--- PROVIDED RECORDS ---

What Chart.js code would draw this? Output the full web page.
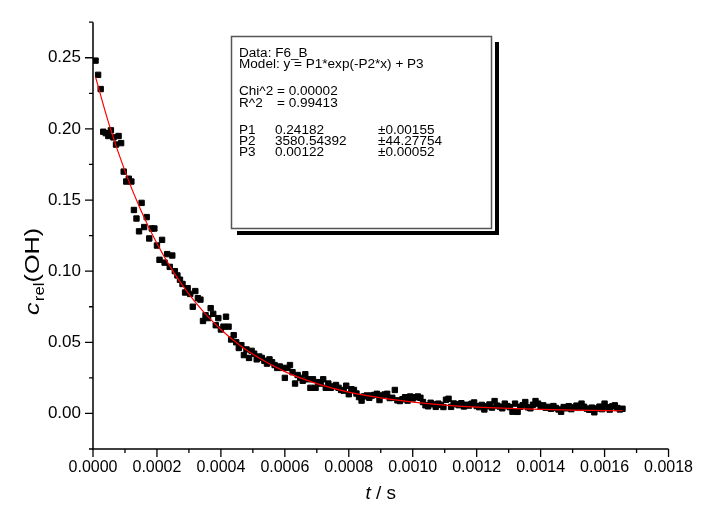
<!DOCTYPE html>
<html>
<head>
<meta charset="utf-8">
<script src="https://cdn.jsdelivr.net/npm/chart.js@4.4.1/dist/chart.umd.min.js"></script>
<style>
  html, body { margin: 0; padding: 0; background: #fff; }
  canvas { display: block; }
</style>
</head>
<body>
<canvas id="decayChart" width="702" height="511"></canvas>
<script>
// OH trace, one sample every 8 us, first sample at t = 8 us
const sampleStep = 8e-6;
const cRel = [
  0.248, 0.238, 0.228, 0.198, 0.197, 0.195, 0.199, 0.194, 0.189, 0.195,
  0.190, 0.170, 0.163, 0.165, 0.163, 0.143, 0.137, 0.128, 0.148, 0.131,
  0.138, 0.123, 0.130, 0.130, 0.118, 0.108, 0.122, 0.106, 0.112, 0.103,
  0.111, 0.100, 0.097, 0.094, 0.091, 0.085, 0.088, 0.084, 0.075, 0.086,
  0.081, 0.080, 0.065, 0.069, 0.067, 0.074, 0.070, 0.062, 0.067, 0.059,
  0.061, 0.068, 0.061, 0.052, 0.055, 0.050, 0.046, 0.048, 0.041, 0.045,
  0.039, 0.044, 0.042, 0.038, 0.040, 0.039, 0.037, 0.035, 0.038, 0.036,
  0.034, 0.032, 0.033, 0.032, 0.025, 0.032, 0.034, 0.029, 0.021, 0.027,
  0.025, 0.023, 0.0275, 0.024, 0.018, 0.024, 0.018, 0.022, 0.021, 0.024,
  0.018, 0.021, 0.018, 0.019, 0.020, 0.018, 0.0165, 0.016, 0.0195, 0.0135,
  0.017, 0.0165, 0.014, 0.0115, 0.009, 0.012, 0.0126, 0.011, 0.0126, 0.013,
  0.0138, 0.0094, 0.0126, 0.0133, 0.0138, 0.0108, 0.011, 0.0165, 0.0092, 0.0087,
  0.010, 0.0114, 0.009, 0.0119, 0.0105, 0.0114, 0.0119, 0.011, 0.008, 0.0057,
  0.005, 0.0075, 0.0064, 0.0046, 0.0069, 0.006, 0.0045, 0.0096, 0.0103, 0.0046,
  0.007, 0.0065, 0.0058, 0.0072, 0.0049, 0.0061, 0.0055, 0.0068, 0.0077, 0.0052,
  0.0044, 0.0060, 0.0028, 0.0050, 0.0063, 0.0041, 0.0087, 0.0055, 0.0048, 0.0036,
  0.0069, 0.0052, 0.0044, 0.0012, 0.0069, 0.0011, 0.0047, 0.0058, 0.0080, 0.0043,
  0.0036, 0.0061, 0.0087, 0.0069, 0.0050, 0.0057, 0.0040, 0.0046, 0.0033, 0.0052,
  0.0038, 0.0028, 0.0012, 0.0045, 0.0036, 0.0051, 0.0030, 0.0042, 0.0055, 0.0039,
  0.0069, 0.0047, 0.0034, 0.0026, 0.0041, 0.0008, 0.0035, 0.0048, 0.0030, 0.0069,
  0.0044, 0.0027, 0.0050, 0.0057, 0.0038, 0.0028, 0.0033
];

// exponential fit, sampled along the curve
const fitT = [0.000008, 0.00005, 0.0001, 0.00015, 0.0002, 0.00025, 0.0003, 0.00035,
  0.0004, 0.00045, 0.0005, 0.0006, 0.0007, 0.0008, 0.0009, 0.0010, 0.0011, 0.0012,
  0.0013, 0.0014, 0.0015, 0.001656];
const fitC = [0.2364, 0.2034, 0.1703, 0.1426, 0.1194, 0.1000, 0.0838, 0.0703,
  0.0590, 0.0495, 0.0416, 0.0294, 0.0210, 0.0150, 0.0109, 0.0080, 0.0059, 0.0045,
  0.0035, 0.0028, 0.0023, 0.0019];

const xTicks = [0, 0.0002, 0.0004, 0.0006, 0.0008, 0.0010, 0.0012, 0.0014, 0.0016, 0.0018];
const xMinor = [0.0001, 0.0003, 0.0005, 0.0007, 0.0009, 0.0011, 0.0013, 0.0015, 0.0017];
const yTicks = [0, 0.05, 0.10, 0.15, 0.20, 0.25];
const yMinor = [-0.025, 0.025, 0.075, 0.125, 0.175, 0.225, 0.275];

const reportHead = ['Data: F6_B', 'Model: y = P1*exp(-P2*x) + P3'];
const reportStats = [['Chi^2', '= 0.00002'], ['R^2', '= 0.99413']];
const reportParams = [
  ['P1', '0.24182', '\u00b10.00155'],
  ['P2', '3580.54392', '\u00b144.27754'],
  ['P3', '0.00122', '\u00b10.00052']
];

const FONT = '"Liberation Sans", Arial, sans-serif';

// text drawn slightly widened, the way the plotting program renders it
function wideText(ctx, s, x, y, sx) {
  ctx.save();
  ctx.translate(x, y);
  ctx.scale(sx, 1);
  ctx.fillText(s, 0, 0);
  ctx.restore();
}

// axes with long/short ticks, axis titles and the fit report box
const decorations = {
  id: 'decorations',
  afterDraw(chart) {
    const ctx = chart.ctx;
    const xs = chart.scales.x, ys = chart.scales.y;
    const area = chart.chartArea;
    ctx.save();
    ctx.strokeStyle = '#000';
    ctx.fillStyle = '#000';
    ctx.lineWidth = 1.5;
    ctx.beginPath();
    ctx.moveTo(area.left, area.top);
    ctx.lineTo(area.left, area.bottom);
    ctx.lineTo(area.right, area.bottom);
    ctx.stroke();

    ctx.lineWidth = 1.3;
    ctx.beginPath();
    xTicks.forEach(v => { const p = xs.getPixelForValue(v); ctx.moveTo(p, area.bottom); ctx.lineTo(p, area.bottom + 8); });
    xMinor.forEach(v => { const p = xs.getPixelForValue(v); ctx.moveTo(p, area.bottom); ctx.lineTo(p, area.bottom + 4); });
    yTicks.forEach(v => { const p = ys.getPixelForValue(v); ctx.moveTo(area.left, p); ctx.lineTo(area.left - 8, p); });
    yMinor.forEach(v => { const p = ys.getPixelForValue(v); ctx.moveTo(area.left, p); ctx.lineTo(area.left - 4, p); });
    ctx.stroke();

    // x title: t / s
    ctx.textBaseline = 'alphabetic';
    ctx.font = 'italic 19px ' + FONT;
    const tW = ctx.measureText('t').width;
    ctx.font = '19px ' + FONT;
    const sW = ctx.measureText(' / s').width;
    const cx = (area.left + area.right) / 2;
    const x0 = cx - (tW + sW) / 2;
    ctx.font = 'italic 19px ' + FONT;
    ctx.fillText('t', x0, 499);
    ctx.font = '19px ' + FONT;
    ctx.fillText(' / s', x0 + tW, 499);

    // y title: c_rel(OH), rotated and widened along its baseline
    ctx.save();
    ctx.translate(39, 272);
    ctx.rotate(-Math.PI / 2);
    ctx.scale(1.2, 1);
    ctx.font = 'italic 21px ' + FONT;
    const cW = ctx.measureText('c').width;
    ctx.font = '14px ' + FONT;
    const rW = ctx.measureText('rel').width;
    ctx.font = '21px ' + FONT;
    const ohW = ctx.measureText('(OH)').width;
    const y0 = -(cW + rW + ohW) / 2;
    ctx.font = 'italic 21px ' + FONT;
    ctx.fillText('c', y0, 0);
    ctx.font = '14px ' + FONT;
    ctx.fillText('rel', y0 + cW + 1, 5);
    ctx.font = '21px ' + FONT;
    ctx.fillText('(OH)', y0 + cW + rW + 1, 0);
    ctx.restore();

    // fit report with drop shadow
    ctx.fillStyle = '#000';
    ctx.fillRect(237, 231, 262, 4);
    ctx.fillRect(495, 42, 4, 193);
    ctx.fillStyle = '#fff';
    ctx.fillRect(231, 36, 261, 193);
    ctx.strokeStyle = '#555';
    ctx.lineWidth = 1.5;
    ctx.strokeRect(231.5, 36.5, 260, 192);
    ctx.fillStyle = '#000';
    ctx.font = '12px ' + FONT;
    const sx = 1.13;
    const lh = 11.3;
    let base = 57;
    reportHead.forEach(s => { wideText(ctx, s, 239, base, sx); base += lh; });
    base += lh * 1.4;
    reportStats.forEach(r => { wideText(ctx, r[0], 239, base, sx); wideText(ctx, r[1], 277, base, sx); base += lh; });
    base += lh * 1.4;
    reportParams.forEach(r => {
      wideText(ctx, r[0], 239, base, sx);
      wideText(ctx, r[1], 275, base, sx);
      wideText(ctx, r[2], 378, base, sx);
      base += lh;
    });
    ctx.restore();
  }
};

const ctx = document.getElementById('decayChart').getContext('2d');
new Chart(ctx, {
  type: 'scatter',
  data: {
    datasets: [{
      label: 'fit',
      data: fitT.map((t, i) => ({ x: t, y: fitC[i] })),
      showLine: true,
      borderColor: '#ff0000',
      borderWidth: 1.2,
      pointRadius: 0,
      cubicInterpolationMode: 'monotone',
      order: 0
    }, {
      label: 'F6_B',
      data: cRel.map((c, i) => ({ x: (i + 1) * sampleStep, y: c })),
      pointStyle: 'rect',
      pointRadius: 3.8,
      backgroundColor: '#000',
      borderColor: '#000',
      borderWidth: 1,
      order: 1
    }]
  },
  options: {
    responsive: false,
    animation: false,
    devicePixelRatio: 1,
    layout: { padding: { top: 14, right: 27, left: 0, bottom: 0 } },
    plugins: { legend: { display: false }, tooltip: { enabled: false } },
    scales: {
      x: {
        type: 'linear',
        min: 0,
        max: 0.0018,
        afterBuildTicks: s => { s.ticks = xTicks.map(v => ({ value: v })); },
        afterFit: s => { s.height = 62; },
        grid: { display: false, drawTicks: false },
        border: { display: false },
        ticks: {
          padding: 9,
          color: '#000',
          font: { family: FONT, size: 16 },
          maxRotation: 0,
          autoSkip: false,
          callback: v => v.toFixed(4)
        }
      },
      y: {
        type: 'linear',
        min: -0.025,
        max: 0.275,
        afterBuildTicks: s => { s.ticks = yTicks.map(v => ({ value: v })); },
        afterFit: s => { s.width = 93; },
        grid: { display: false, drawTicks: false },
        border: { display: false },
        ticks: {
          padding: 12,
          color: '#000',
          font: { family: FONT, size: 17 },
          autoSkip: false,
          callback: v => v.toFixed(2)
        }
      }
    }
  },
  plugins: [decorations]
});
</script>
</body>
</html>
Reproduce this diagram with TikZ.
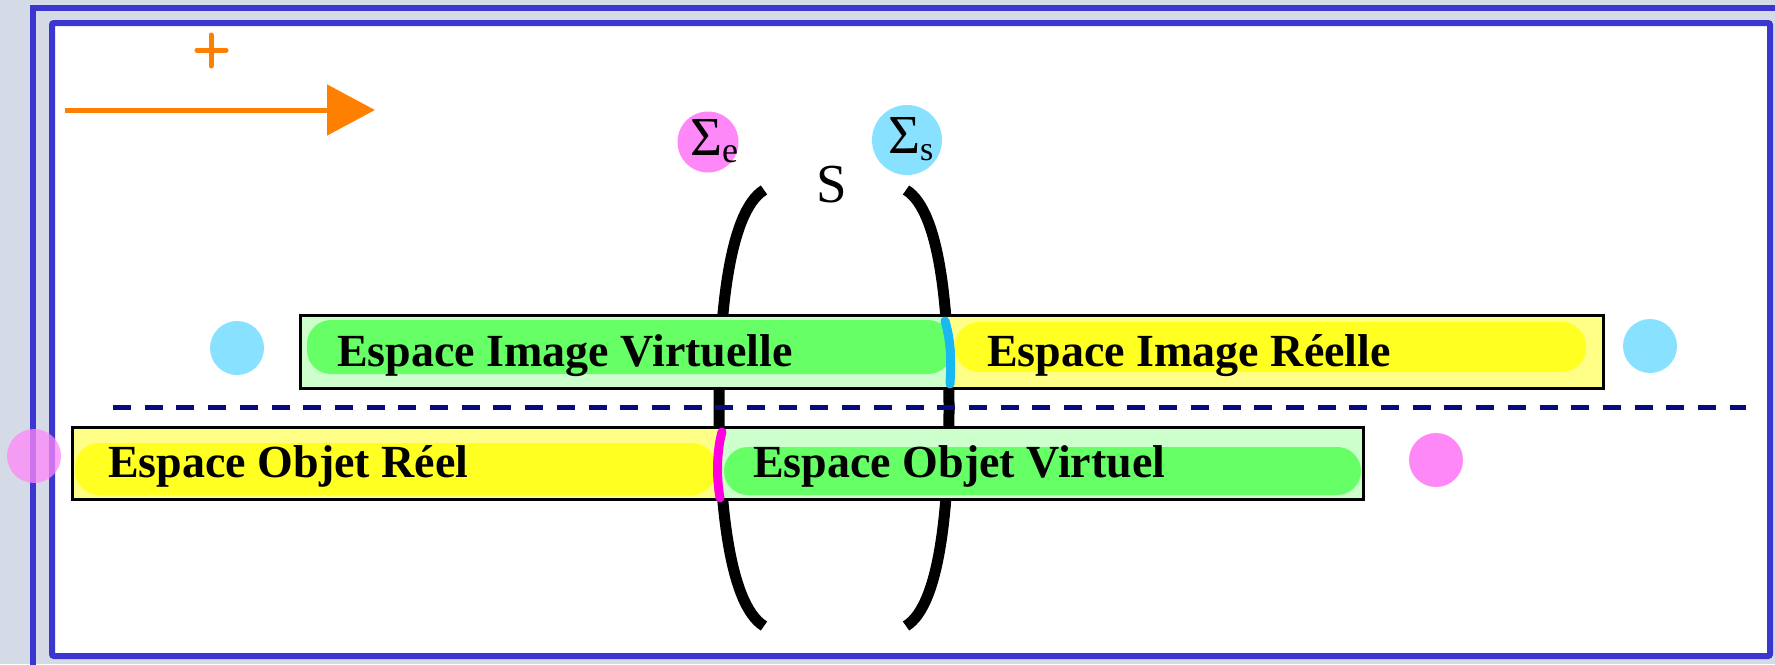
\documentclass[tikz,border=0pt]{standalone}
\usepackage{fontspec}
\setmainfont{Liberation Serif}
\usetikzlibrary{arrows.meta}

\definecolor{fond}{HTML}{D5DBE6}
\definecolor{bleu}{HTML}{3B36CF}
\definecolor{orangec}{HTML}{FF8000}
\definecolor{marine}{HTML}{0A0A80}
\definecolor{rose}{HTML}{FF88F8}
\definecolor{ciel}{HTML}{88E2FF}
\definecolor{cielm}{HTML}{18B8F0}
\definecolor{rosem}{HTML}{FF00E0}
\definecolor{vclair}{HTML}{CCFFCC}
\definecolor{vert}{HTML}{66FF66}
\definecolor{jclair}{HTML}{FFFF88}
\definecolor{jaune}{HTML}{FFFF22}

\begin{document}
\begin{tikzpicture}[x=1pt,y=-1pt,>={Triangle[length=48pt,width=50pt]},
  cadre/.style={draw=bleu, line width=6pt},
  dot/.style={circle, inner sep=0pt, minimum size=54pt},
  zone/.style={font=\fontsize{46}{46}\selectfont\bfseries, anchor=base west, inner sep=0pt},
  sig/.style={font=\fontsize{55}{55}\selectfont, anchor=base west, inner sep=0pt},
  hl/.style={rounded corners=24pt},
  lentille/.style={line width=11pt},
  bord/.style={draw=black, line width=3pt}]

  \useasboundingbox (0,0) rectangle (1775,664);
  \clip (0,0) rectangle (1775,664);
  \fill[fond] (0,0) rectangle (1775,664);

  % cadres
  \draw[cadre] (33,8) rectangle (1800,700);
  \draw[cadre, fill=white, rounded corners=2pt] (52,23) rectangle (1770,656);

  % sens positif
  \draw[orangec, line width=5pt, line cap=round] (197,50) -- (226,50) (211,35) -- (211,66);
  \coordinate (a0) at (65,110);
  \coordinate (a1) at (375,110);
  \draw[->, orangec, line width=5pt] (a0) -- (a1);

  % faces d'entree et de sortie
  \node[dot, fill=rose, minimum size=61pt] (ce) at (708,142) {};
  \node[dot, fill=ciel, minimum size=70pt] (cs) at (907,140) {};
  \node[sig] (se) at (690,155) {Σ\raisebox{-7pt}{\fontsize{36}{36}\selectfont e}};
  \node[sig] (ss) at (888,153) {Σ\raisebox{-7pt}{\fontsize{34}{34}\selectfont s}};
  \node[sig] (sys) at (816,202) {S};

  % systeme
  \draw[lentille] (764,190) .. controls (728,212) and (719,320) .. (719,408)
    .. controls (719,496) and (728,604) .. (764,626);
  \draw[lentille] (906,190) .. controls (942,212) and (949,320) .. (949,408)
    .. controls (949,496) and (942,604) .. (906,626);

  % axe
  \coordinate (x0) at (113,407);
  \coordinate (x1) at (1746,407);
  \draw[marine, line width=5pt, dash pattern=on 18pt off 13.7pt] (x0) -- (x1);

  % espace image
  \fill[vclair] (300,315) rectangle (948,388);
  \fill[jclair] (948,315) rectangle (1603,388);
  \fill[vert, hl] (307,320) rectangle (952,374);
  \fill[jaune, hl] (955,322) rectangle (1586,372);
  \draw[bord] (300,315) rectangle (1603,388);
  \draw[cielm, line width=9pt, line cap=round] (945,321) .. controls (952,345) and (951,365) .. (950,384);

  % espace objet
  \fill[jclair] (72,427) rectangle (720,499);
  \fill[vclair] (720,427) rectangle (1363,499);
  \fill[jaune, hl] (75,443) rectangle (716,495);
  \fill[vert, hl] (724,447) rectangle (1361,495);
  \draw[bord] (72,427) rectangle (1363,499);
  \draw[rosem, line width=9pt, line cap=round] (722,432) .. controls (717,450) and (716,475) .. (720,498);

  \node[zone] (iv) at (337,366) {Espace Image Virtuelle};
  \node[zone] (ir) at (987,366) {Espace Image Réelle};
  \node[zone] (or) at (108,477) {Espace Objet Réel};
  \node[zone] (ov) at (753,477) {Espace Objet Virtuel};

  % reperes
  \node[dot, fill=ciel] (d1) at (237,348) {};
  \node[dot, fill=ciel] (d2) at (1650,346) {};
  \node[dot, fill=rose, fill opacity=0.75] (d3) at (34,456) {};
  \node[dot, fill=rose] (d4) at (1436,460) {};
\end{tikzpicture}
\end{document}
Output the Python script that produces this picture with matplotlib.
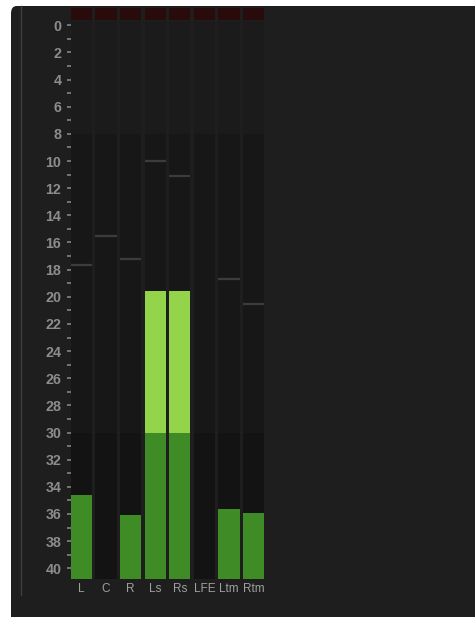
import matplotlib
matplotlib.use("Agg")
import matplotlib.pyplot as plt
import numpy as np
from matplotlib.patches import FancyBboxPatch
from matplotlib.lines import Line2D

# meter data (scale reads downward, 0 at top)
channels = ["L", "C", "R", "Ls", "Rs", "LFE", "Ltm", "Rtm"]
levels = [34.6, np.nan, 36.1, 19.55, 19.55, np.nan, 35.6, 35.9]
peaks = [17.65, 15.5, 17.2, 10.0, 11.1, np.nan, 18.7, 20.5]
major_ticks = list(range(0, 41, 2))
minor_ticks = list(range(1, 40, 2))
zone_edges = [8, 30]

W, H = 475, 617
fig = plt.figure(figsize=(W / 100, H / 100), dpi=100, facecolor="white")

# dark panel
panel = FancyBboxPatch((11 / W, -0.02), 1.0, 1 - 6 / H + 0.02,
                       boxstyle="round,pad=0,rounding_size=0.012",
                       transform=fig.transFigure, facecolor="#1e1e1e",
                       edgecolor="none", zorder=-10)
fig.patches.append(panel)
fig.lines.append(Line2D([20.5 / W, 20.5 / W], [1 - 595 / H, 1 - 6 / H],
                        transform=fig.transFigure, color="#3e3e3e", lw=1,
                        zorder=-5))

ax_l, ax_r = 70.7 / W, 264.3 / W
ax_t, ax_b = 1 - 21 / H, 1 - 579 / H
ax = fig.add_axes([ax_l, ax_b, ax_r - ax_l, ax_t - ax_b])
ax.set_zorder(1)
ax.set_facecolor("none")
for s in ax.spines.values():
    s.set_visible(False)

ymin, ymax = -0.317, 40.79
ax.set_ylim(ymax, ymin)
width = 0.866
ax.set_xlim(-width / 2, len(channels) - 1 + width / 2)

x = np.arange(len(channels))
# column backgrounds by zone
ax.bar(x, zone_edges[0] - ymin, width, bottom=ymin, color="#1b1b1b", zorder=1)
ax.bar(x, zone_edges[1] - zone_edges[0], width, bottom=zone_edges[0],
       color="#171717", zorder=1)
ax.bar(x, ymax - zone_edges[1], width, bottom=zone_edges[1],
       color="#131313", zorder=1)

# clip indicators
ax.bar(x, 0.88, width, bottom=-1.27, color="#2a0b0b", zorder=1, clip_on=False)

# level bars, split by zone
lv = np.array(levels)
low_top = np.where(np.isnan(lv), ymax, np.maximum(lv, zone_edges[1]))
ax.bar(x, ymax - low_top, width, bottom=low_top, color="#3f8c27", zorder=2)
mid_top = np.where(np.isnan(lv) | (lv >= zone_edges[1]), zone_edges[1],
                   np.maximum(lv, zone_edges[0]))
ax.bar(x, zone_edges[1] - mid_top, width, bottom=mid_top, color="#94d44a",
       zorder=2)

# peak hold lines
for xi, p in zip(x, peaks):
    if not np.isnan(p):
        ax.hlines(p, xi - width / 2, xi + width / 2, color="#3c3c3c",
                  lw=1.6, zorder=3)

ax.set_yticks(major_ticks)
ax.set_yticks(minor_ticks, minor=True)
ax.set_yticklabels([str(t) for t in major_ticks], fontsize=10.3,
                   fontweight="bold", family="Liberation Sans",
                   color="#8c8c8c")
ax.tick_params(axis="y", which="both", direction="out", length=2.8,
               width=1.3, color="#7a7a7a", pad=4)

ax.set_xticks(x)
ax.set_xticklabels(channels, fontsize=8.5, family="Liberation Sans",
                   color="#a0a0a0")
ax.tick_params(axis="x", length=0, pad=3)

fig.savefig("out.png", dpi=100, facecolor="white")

--- REQUEST ---
Filter the listing above for the string "with" and copy every matching line.

--- FULL RESPONSE ---
// axes with long/short ticks, axis titles and the fit report box
    // fit report with drop shadow
Reproduce this diagram with TikZ.
Output the Python script that produces this picture with matplotlib.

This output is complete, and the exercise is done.